By Mara Klecker
Hedva Gonen received her diagnosis via email while sitting alone in her home in Haifa, Israel. As a biochemist, she didn’t need to turn to the internet to understand the gravity of the words “metastatic melanoma, Stage IV.”
The fear came first, followed by a rush of anxiety as she wondered how many months she may have left. Then, something she can only explain as a powerful voice turned that worry into a calm determination. She decided she would give it her all to overcome the disease — a commitment that stayed with her through rounds of tough treatments and one that also led her to found the Israeli Skin Cancer Association in 2015.
“I knew there was no cure at that time, and I was determined to look worldwide for what would save me,” she said.
Her diagnosis came in early 2013 after she had a fever for several days and started feeling pain in her upper right abdomen. Her doctor worried about sending her home without answers and recommended that she visit the emergency room. At the hospital, an ultrasound and CT scan showed a 7 cm tumor in her liver as well as tumors in her spleen and lungs. Three weeks later, a biopsy revealed the tumors were melanoma.
In the spring of 2013, Hedva underwent IL-2 combined with chemotherapy, a treatment that triggered severe flu-like symptoms, intense weakness, and itching.
From July 2013 to September 2015, Hedva participated in a Phase 1 clinical trial at Memorial Sloan Kettering Cancer Center in New York City, where she received a combination of Ipilimumab and Nivolumab. Since completing the immunotherapy, she visits her dermatologist for scans about twice a year.
Before her own diagnosis, Hedva didn’t personally know anyone with melanoma. The first few months of her melanoma journey were the hardest, she said — she didn’t have anyone else she could talk to about what she was going through and wasn’t getting information about options like clinical trials.
“I felt like everything depended on me,” she said.
Her experience as a patient prompted her to set up the association, which is aimed at connecting melanoma patients with each other and finding better ways to understand and manage the disease.

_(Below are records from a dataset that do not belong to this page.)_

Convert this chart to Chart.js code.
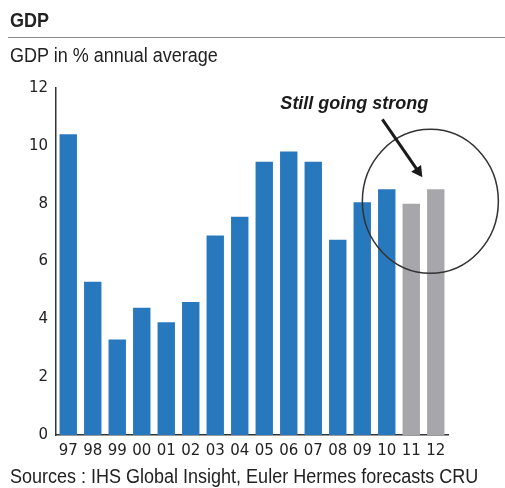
<!DOCTYPE html>
<html>
<head>
<meta charset="utf-8">
<script src="https://cdn.jsdelivr.net/npm/chart.js@4"></script>
<style>
  body { margin: 0; background: #fff; }
  #quadro { position: relative; width: 505px; height: 488px; overflow: hidden; }
  #quadro canvas { position: absolute; left: 0; top: 0; }
  .texto { position: absolute; left: 10px; color: #222; white-space: nowrap; font-family: "Liberation Sans", sans-serif; transform-origin: left top; transform: scaleX(0.9); }
  #titulo { top: 9px; font-size: 20px; font-weight: bold; }
  #linha { position: absolute; left: 8px; right: 0; top: 37px; height: 0; border-top: 1.5px solid #8a8a8a; }
  #subtitulo { top: 44px; font-size: 20px; }
  #fontes { top: 465px; font-size: 20px; }
</style>
</head>
<body>
<div id="quadro">
  <canvas id="graficoCanvas" width="505" height="488"></canvas>
  <div class="texto" id="titulo">GDP</div>
  <div id="linha"></div>
  <div class="texto" id="subtitulo">GDP in % annual average</div>
  <div class="texto" id="fontes">Sources : IHS Global Insight, Euler Hermes forecasts CRU</div>
</div>
<script>
// Dados do gráfico
const anos = ['97', '98', '99', '00', '01', '02', '03', '04', '05', '06', '07', '08', '09', '10', '11', '12'];
const pib = [10.4, 5.3, 3.3, 4.4, 3.9, 4.6, 6.9, 7.55, 9.45, 9.8, 9.45, 6.75, 8.05, 8.5, 8.0, 8.5];
const anosPrevisao = ['11', '12'];
const ticksY = [0, 2, 4, 6, 8, 10, 12];

const corHistorico = '#2878be';
const corPrevisao = '#a7a7ab';

// Cores: azul para o histórico, cinza para as previsões
const cores = anos.map(a => anosPrevisao.includes(a) ? corPrevisao : corHistorico);

// Círculo, seta e texto sobre as previsões
const destaque = {
    id: 'destaque',
    afterDatasetsDraw(chart) {
        const ctx = chart.ctx;
        const x = chart.scales.x;
        const y = chart.scales.y;
        const cx = x.getPixelForValue(14.78);
        const cy = y.getPixelForValue(8.08);

        ctx.save();
        ctx.strokeStyle = '#333';
        ctx.lineWidth = 1.5;
        ctx.beginPath();
        ctx.ellipse(cx, cy, 68, 72, 0, 0, Math.PI * 2);
        ctx.stroke();

        // seta
        const x0 = cx - 48, y0 = cy - 82;
        const x1 = cx - 8, y1 = cy - 24;
        const ang = Math.atan2(y1 - y0, x1 - x0);
        ctx.strokeStyle = '#1a1a1a';
        ctx.fillStyle = '#1a1a1a';
        ctx.lineWidth = 3;
        ctx.beginPath();
        ctx.moveTo(x0, y0);
        ctx.lineTo(x1 - 6 * Math.cos(ang), y1 - 6 * Math.sin(ang));
        ctx.stroke();
        ctx.beginPath();
        ctx.moveTo(x1, y1);
        ctx.lineTo(x1 - 11 * Math.cos(ang) + 6 * Math.sin(ang), y1 - 11 * Math.sin(ang) - 6 * Math.cos(ang));
        ctx.lineTo(x1 - 11 * Math.cos(ang) - 6 * Math.sin(ang), y1 - 11 * Math.sin(ang) + 6 * Math.cos(ang));
        ctx.closePath();
        ctx.fill();

        ctx.font = 'italic bold 18px "Liberation Sans", sans-serif';
        ctx.textAlign = 'center';
        ctx.textBaseline = 'alphabetic';
        ctx.fillText('Still going strong', cx - 76, cy - 92);
        ctx.restore();
    }
};

const grafico = new Chart(document.getElementById('graficoCanvas').getContext('2d'), {
    type: 'bar',
    data: {
        labels: anos,
        datasets: [{
            label: 'GDP',
            data: pib,
            backgroundColor: cores,
            barPercentage: 0.71,
            categoryPercentage: 1
        }]
    },
    options: {
        responsive: false,
        animation: false,
        layout: { padding: { top: 88, right: 57, left: 0, bottom: 0 } },
        plugins: {
            legend: { display: false },
            tooltip: { enabled: false }
        },
        scales: {
            x: {
                grid: { display: false, drawTicks: false },
                border: { display: true, color: '#333', width: 1.5 },
                ticks: {
                    color: '#222',
                    padding: 7,
                    maxRotation: 0,
                    autoSkip: false,
                    font: { family: 'DejaVu Sans', size: 15 }
                },
                afterFit(scale) { scale.height = 53; }
            },
            y: {
                min: 0,
                max: 12,
                afterBuildTicks(scale) { scale.ticks = ticksY.map(v => ({ value: v })); },
                grid: { display: false, drawTicks: false },
                border: { display: true, color: '#333', width: 1.5 },
                ticks: {
                    color: '#222',
                    padding: 8,
                    font: { family: 'DejaVu Sans', size: 15 }
                },
                afterFit(scale) { scale.width = 56; }
            }
        }
    },
    plugins: [destaque]
});
</script>
</body>
</html>
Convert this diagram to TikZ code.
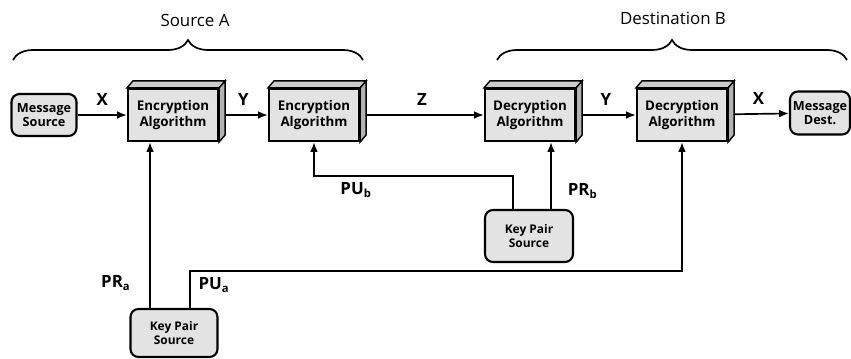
\documentclass[tikz,border=0pt]{standalone}
\usepackage{fontspec}
\setmainfont{Open Sans}
\usetikzlibrary{arrows.meta,calc,decorations.pathreplacing}

\begin{document}
\begin{tikzpicture}[
      x=0.025cm, y=-0.025cm,
      algo/.style={draw,line width=1.5pt,fill=gray!22,minimum width=2.25cm,minimum height=1.3cm,
        align=center,inner sep=1pt,font=\fontsize{9.5}{11}\selectfont\bfseries},
      rbox/.style={draw,line width=1.5pt,fill=gray!22,rounded corners=0.2cm,align=center,
        inner sep=0pt,font=\fontsize{9}{10.5}\selectfont\bfseries},
      face/.style={line width=1pt},
      flow/.style={line width=1.2pt,-{Latex[length=7pt,width=5.5pt]}},
      lbl/.style={font=\fontsize{12}{13}\selectfont\bfseries},
      brace/.style={line width=1.2pt,decorate,decoration={brace,amplitude=0.5cm}}
      ]
      \useasboundingbox (0,0) rectangle (851,358);
      \node[rbox,minimum width=1.625cm,minimum height=1.05cm] (msrc) at (44,115) {Message\\Source};
      \node[algo] (enc1) at (173,115) {Encryption\\Algorithm};
      \node[algo] (enc2) at (314,115) {Encryption\\Algorithm};
      \node[algo] (dec1) at (530,115) {Decryption\\Algorithm};
      \node[algo] (dec2) at (682,115) {Decryption\\Algorithm};
      \node[rbox,minimum width=1.5cm,minimum height=1.075cm] (mdst) at (820,113) {Message\\Dest.};
      \node[rbox,minimum width=2.175cm,minimum height=1.2cm,font=\fontsize{8.5}{10}\selectfont\bfseries]
        (ka) at (174,333) {Key Pair\\Source};
      \node[rbox,minimum width=2.2cm,minimum height=1.3cm,font=\fontsize{8.5}{10}\selectfont\bfseries]
        (kb) at (529,236) {Key Pair\\Source};
      \node[font=\fontsize{12}{14}\selectfont] (srca) at (195,20) {Source A};
      \node[font=\fontsize{12}{14}\selectfont] (dstb) at (673,18) {Destination B};
      \draw[brace] (13,60) -- (363,60);
      \draw[brace] (497,60) -- (847,60);
      \draw[flow] (msrc) -- (enc1) node[lbl,midway,above=3pt] {X};
      \draw[flow] (enc1) -- (enc2) node[lbl,midway,above=3pt] {Y};
      \draw[flow] (enc2) -- (dec1) node[lbl,midway,above=3pt] {Z};
      \draw[flow] (dec1) -- (dec2) node[lbl,midway,above=3pt] {Y};
      \draw[flow] (dec2) -- (mdst) node[lbl,midway,above=3pt] {X};
      \draw[flow] ($(ka.north)+(-24,0)$) -- ($(enc1.south)+(-23,0)$)
        node[lbl,pos=0.15,left=10pt] {PR\textsubscript{a}};
      \draw[flow] ($(ka.north)+(16,0)$) |- ($(dec2.south)+(0,129)$) -- (dec2.south);
      \node[lbl] (pua) at (214,285) {PU\textsubscript{a}};
      \draw[flow] ($(kb.north)+(-16,0)$) |- ($(enc2.south)+(0,34)$) -- (enc2.south);
      \node[lbl] (pub) at (356,190) {PU\textsubscript{b}};
      \draw[flow] ($(kb.north)+(22,0)$) -- ($(dec1.south)+(21,0)$)
        node[lbl,pos=0.27,right=8pt] {PR\textsubscript{b}};
      \foreach \n in {enc1,enc2,dec1,dec2} {
        \filldraw[face,fill=gray!40] (\n.north west) -- ++(6,-7) -- ($(\n.north east)+(6,-7)$)
          -- (\n.north east) -- cycle;
        \filldraw[face,fill=gray!60] (\n.north east) -- ++(6,-7) -- ($(\n.south east)+(6,-7)$)
          -- (\n.south east) -- cycle;
      }
    \end{tikzpicture}
\end{document}
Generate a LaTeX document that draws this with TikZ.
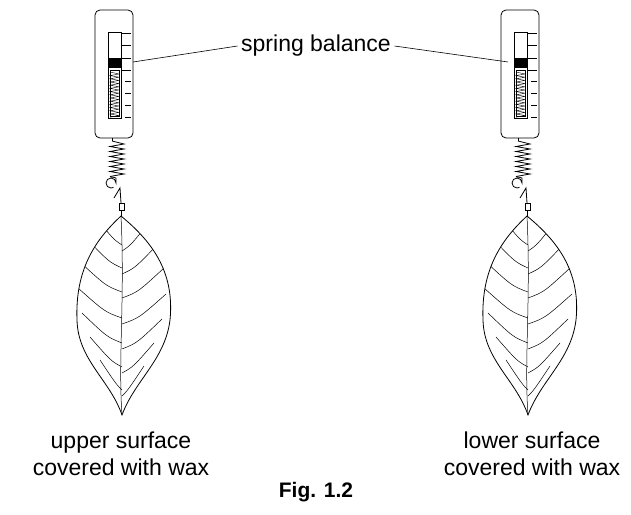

Though Hedva feels that skin cancer awareness has been spreading in Israel, she still sees groups of young people lying on the beach for hours to tan. That’s why she’s pushing the association’s 2021 message: “There is no color in the world that is worth cancer.”
“I think we should teach children in school about how to protect their skin in the same way we teach them how to be safe while crossing the road,” she said.
The most rewarding part of working with the association is hearing the relief in the patients’ voices when they first call into the group’s hotline.
They often dial in just hours after their diagnosis, when they are scared and looking for answers and support. Hedva remembers that fear and remembers not being able to find answers and support because there wasn’t an association like hers.
She reassures them that this is a new era and there is a lot of hope for melanoma patients, thanks to new treatments and the work of organizations like AIM at Melanoma and the Israeli Skin Cancer Association.
“I always feel that the patient comes out of our conversation more optimistic and ready for their first oncology visit,” Hedva said.
Hedva initially found out about AIM in 2015 through an Israeli professor who knew Val Guild, the founder of AIM at Melanoma, and helped make the introduction after Val continuously asked if Israel had a melanoma association.
Hedva, and the Israeli Skin Cancer Association, is one of AIM’s international advocacy partners, a network called MIPAC—Melanoma International Patient Advocate Coalition. AIM founded this international group to fill a need in countries without strong patient advocacy organizations. AIM provides both funding and content for websites, social media campaigns, and traditional media campaigns. Many of AIM’s educational materials are translated for use in these countries/regions. In turn, the partner groups help take AIM’s mission global, and are able to educate and provide for their own community of melanoma patients and their families.